Na noite de domingo, horas antes de viajar de volta a Havana, Chávez promoveu a almirante-chefe Diego Morelo Bellavie, que assumiu o Ministério da Defesa em outubro, e tomou seu juramento para o cargo. Ele deixou claro que, embora não estivesse entregando o poder, delegava-o "às boas mãos" de Maduro - que o acompanhava na cerimônia. Alertou que "o inimigo espreita de fora e de dentro" e voltou a falar em união, palavra que usara várias vezes sábado:

- Só os peço mais uma vez, fortalecer a união. Não ceder à intriga - disse Chávez.

No próprio domingo, Molero já havia divulgado uma declaração de fidelidade "à sua pessoa (Chávez), à revolução e ao povo", acrescentando que as Forças Armadas garantiriam "com nossa vida a pátria socialista conquistada". O documento, porém, não menciona Maduro.

concorrentes de maduro declaram apoio

Um dos principais concorrentes do vice-presidente na disputa pela herança chavista é Diosdado Cabello, atual presidente da Assembleia Nacional. Militar reformado, ex-companheiro de armas do presidente, Cabello tem bom trânsito nos quartéis. Mas é menos bem visto pelas correntes esquerdistas do partido do que Maduro, que emergiu do movimento sindical. Ontem, citado pela TV Globovisión, Cabello veio a público dizer que Chávez viajou tranquilo porque dentro do PSUV não há intrigas.

Jaua, que cedeu lugar a Maduro ao deixar a vice-presidência para concorrer ao governo de Miranda, alertou para o risco de tentativas de "fragmentação do país" pela oposição.
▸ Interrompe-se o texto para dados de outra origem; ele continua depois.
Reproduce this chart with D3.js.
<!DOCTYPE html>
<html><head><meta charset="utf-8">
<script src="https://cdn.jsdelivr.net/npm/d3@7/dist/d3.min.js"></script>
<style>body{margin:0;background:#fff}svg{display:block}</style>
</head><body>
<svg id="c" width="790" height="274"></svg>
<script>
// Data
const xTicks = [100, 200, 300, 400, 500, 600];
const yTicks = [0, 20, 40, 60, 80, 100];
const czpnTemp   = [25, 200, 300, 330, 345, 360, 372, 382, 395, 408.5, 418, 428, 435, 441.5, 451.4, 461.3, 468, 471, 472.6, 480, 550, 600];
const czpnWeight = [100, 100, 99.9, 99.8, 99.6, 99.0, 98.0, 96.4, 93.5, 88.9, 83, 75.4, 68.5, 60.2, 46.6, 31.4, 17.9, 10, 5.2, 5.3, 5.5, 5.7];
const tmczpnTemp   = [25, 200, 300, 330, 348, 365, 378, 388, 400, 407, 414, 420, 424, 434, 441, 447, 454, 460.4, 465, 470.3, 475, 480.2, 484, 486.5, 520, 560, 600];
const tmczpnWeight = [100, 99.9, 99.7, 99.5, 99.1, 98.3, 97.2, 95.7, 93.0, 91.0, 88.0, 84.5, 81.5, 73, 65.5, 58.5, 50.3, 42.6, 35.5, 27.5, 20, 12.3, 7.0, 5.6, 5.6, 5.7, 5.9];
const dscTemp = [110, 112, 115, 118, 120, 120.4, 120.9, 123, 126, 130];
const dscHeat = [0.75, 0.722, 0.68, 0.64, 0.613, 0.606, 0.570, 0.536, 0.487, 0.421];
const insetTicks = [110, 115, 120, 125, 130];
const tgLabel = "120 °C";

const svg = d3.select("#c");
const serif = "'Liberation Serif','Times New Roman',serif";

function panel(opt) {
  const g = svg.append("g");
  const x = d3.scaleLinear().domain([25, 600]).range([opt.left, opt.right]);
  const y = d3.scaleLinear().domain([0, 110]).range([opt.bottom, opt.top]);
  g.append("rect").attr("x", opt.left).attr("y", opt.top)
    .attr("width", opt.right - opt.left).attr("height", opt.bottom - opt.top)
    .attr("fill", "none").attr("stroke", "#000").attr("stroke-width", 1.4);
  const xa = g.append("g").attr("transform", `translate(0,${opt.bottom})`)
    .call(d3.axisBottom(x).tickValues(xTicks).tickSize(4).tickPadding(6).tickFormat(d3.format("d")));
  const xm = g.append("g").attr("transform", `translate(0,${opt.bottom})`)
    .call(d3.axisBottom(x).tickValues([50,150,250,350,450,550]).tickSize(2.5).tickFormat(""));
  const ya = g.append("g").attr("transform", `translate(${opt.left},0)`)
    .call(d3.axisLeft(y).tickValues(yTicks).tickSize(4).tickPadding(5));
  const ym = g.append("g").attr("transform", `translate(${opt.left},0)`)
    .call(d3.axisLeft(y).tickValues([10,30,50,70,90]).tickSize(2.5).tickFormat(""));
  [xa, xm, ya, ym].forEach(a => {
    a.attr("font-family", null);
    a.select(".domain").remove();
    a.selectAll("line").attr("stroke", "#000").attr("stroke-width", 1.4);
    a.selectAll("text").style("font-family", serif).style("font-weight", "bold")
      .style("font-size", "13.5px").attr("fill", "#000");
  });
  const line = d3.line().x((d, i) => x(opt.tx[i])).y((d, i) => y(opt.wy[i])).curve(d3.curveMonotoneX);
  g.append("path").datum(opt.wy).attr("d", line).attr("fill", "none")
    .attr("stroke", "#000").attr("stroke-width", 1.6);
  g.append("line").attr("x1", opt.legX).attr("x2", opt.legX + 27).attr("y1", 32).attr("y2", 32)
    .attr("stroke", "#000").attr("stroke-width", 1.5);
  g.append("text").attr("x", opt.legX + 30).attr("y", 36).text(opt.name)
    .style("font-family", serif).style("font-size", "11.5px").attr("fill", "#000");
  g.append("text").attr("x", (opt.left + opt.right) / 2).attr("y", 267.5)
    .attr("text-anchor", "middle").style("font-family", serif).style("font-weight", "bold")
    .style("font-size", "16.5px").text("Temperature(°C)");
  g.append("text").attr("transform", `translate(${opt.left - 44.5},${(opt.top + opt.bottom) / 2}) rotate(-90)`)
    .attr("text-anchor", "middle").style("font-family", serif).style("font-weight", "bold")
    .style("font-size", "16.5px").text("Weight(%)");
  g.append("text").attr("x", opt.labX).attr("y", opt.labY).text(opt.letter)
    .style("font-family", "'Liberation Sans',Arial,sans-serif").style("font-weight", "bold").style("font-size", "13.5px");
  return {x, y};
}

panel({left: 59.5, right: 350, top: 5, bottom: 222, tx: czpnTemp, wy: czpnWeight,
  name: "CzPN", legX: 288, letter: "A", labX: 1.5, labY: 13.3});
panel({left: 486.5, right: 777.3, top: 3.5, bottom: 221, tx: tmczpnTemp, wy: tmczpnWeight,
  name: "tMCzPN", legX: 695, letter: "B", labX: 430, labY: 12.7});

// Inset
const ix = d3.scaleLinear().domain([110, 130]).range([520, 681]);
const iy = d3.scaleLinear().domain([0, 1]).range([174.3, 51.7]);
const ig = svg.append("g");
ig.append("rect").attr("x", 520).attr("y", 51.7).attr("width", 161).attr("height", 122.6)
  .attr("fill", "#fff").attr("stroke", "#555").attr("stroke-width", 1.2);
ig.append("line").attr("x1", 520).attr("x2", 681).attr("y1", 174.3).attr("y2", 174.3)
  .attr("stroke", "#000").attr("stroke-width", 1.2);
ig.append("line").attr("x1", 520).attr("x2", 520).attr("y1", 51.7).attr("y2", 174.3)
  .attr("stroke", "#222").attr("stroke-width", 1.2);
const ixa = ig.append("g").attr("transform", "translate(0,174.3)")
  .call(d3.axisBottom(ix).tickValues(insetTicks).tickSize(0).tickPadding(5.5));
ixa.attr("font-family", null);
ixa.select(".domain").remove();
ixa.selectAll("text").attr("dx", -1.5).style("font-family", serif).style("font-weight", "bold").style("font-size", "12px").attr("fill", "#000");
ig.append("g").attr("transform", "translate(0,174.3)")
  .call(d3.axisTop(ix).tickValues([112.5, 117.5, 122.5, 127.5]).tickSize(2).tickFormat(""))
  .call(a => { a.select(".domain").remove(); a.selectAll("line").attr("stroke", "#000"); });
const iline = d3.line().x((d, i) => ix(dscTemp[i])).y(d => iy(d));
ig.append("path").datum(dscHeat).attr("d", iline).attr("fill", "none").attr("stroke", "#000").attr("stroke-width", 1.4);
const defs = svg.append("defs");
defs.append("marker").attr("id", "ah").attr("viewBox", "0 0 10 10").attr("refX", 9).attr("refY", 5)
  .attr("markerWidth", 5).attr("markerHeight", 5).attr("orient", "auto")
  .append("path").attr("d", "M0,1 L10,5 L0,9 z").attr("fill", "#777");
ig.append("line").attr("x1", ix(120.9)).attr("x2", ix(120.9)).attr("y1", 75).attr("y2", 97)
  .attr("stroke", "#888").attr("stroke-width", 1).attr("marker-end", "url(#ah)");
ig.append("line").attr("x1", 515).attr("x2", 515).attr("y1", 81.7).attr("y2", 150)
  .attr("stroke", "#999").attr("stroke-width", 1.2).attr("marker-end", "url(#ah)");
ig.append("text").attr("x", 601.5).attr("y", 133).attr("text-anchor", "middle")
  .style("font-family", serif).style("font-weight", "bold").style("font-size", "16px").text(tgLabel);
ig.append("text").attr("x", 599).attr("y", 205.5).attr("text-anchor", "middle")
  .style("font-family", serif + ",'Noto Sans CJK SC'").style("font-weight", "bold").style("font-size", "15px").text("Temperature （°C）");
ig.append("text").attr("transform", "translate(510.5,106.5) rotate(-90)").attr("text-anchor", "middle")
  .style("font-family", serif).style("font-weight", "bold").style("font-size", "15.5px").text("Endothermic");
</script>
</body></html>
E garantiu "a disposição de todos deste corpo de candidatos, como do conselho de Ministros, para acompanhar (...) o vice-presidente Maduro a fim de garantir a estabilidade política, a paz na nação venezuelana" enquanto Chávez se trata.

Nos seus 14 anos à frente da Venezuela, Chávez orientou os vultuosos recursos do petróleo não só para as missões bolivarianas, destinadas à redução da pobreza, mas também à construção de uma rede de aliados estrangeiros na região. Sua saída significaria um pesado impacto econômico para nações como Equador, Cuba e Bolívia, beneficiadas por petróleo subsidiado, além de causar um vazio político para os governos ideologicamente próximos ao por ele denominado "socialismo do século XXI".

A recaída de Chávez fez dispararem os títulos da dívida venezuelana. A diferença de rendimento em relação aos títulos dos EUA caiu ao mínimo desde agosto de 2008.